* **Exercise requirements**
Set all the material down again unchanged, without the pictures.

========

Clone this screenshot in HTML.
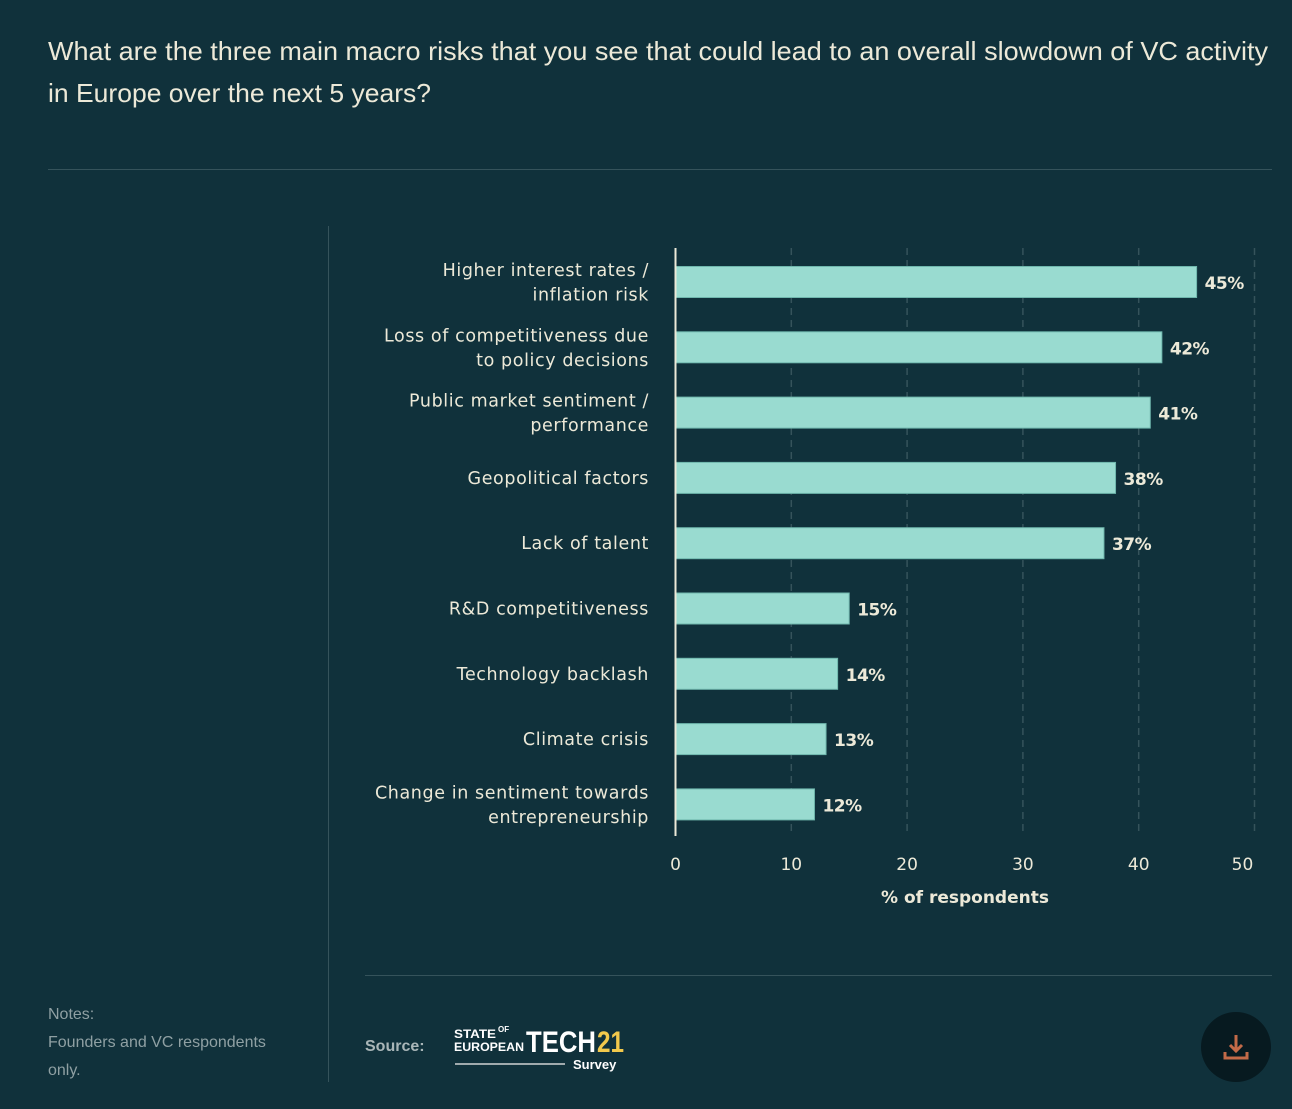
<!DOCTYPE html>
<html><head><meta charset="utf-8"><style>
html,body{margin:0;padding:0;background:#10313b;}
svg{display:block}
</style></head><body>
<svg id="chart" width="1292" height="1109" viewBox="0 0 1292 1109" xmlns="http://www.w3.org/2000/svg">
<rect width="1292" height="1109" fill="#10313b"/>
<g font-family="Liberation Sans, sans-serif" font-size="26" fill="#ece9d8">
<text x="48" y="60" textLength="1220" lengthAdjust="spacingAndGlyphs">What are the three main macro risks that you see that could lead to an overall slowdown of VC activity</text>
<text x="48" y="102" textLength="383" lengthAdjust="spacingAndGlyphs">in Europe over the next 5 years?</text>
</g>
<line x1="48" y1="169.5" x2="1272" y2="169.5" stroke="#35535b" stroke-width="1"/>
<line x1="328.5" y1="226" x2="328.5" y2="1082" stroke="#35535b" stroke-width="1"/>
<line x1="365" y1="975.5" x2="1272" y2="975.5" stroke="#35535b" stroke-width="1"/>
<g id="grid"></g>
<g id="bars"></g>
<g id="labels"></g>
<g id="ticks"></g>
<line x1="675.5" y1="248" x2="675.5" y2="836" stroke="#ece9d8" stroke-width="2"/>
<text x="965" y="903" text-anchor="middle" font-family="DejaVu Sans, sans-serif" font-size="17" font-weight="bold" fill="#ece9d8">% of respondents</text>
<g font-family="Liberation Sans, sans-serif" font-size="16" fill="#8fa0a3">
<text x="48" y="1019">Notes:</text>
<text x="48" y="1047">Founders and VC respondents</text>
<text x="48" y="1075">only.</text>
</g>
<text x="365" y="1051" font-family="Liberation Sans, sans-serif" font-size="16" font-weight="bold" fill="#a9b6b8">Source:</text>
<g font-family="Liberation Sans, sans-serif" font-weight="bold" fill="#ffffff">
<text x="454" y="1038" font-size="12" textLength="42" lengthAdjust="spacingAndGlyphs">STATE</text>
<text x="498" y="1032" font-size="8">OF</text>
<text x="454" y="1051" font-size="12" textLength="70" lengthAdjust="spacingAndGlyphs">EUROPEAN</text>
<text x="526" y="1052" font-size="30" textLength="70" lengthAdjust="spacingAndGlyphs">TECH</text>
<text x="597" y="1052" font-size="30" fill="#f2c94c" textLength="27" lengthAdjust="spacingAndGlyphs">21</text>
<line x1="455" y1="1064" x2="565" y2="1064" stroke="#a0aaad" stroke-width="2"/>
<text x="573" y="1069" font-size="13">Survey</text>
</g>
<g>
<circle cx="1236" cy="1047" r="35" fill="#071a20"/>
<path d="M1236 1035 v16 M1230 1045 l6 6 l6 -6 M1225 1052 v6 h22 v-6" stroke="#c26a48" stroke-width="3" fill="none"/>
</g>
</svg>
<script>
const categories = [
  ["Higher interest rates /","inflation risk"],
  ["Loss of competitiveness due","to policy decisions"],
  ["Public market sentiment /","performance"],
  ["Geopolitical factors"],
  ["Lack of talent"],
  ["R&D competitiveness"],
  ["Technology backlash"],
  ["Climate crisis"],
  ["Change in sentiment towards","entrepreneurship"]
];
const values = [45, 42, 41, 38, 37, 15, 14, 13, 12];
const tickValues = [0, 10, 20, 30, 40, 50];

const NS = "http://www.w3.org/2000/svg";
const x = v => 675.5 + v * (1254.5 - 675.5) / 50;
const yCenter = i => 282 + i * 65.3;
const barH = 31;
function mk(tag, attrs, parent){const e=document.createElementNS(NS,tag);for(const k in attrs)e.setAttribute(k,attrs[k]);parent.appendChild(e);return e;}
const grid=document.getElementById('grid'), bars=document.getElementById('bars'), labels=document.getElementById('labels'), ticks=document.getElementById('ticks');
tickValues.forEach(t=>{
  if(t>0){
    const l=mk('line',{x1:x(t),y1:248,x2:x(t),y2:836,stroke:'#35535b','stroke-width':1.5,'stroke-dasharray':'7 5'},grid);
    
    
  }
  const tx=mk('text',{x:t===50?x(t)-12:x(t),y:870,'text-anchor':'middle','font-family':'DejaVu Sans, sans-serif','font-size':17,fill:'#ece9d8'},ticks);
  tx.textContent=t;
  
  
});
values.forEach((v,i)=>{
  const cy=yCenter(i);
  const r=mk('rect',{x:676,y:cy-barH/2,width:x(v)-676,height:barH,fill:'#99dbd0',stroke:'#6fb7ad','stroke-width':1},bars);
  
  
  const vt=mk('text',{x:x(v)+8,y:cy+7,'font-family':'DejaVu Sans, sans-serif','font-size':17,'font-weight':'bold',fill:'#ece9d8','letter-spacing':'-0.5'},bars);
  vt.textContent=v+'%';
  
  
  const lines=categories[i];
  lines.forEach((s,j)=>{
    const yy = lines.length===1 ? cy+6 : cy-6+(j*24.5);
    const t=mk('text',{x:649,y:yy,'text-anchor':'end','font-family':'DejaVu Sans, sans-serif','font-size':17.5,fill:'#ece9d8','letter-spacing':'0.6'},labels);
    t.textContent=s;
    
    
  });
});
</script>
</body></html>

========

* **Solution for this problem**
Clone this screenshot in HTML.
<!DOCTYPE html>
<html><head><meta charset="utf-8"><style>
html,body{margin:0;padding:0;background:#10313b;}
svg{display:block}
</style></head><body>
<svg id="chart" width="1292" height="1109" viewBox="0 0 1292 1109" xmlns="http://www.w3.org/2000/svg">
<rect width="1292" height="1109" fill="#10313b"/>
<g font-family="Liberation Sans, sans-serif" font-size="26" fill="#ece9d8">
<text x="48" y="60" textLength="1220" lengthAdjust="spacingAndGlyphs">What are the three main macro risks that you see that could lead to an overall slowdown of VC activity</text>
<text x="48" y="102" textLength="383" lengthAdjust="spacingAndGlyphs">in Europe over the next 5 years?</text>
</g>
<line x1="48" y1="169.5" x2="1272" y2="169.5" stroke="#35535b" stroke-width="1"/>
<line x1="328.5" y1="226" x2="328.5" y2="1082" stroke="#35535b" stroke-width="1"/>
<line x1="365" y1="975.5" x2="1272" y2="975.5" stroke="#35535b" stroke-width="1"/>
<g id="grid"></g>
<g id="bars"></g>
<g id="labels"></g>
<g id="ticks"></g>
<line x1="675.5" y1="248" x2="675.5" y2="836" stroke="#ece9d8" stroke-width="2"/>
<text x="965" y="903" text-anchor="middle" font-family="DejaVu Sans, sans-serif" font-size="17" font-weight="bold" fill="#ece9d8">% of respondents</text>
<g font-family="Liberation Sans, sans-serif" font-size="16" fill="#8fa0a3">
<text x="48" y="1019">Notes:</text>
<text x="48" y="1047">Founders and VC respondents</text>
<text x="48" y="1075">only.</text>
</g>
<text x="365" y="1051" font-family="Liberation Sans, sans-serif" font-size="16" font-weight="bold" fill="#a9b6b8">Source:</text>
<g font-family="Liberation Sans, sans-serif" font-weight="bold" fill="#ffffff">
<text x="454" y="1038" font-size="12" textLength="42" lengthAdjust="spacingAndGlyphs">STATE</text>
<text x="498" y="1032" font-size="8">OF</text>
<text x="454" y="1051" font-size="12" textLength="70" lengthAdjust="spacingAndGlyphs">EUROPEAN</text>
<text x="526" y="1052" font-size="30" textLength="70" lengthAdjust="spacingAndGlyphs">TECH</text>
<text x="597" y="1052" font-size="30" fill="#f2c94c" textLength="27" lengthAdjust="spacingAndGlyphs">21</text>
<line x1="455" y1="1064" x2="565" y2="1064" stroke="#a0aaad" stroke-width="2"/>
<text x="573" y="1069" font-size="13">Survey</text>
</g>
<g>
<circle cx="1236" cy="1047" r="35" fill="#071a20"/>
<path d="M1236 1035 v16 M1230 1045 l6 6 l6 -6 M1225 1052 v6 h22 v-6" stroke="#c26a48" stroke-width="3" fill="none"/>
</g>
</svg>
<script>
const categories = [
  ["Higher interest rates /","inflation risk"],
  ["Loss of competitiveness due","to policy decisions"],
  ["Public market sentiment /","performance"],
  ["Geopolitical factors"],
  ["Lack of talent"],
  ["R&D competitiveness"],
  ["Technology backlash"],
  ["Climate crisis"],
  ["Change in sentiment towards","entrepreneurship"]
];
const values = [45, 42, 41, 38, 37, 15, 14, 13, 12];
const tickValues = [0, 10, 20, 30, 40, 50];

const NS = "http://www.w3.org/2000/svg";
const x = v => 675.5 + v * (1254.5 - 675.5) / 50;
const yCenter = i => 282 + i * 65.3;
const barH = 31;
function mk(tag, attrs, parent){const e=document.createElementNS(NS,tag);for(const k in attrs)e.setAttribute(k,attrs[k]);parent.appendChild(e);return e;}
const grid=document.getElementById('grid'), bars=document.getElementById('bars'), labels=document.getElementById('labels'), ticks=document.getElementById('ticks');
tickValues.forEach(t=>{
  if(t>0){
    const l=mk('line',{x1:x(t),y1:248,x2:x(t),y2:836,stroke:'#35535b','stroke-width':1.5,'stroke-dasharray':'7 5'},grid);
    
    
  }
  const tx=mk('text',{x:t===50?x(t)-12:x(t),y:870,'text-anchor':'middle','font-family':'DejaVu Sans, sans-serif','font-size':17,fill:'#ece9d8'},ticks);
  tx.textContent=t;
  
  
});
values.forEach((v,i)=>{
  const cy=yCenter(i);
  const r=mk('rect',{x:676,y:cy-barH/2,width:x(v)-676,height:barH,fill:'#99dbd0',stroke:'#6fb7ad','stroke-width':1},bars);
  
  
  const vt=mk('text',{x:x(v)+8,y:cy+7,'font-family':'DejaVu Sans, sans-serif','font-size':17,'font-weight':'bold',fill:'#ece9d8','letter-spacing':'-0.5'},bars);
  vt.textContent=v+'%';
  
  
  const lines=categories[i];
  lines.forEach((s,j)=>{
    const yy = lines.length===1 ? cy+6 : cy-6+(j*24.5);
    const t=mk('text',{x:649,y:yy,'text-anchor':'end','font-family':'DejaVu Sans, sans-serif','font-size':17.5,fill:'#ece9d8','letter-spacing':'0.6'},labels);
    t.textContent=s;
    
    
  });
});
</script>
</body></html>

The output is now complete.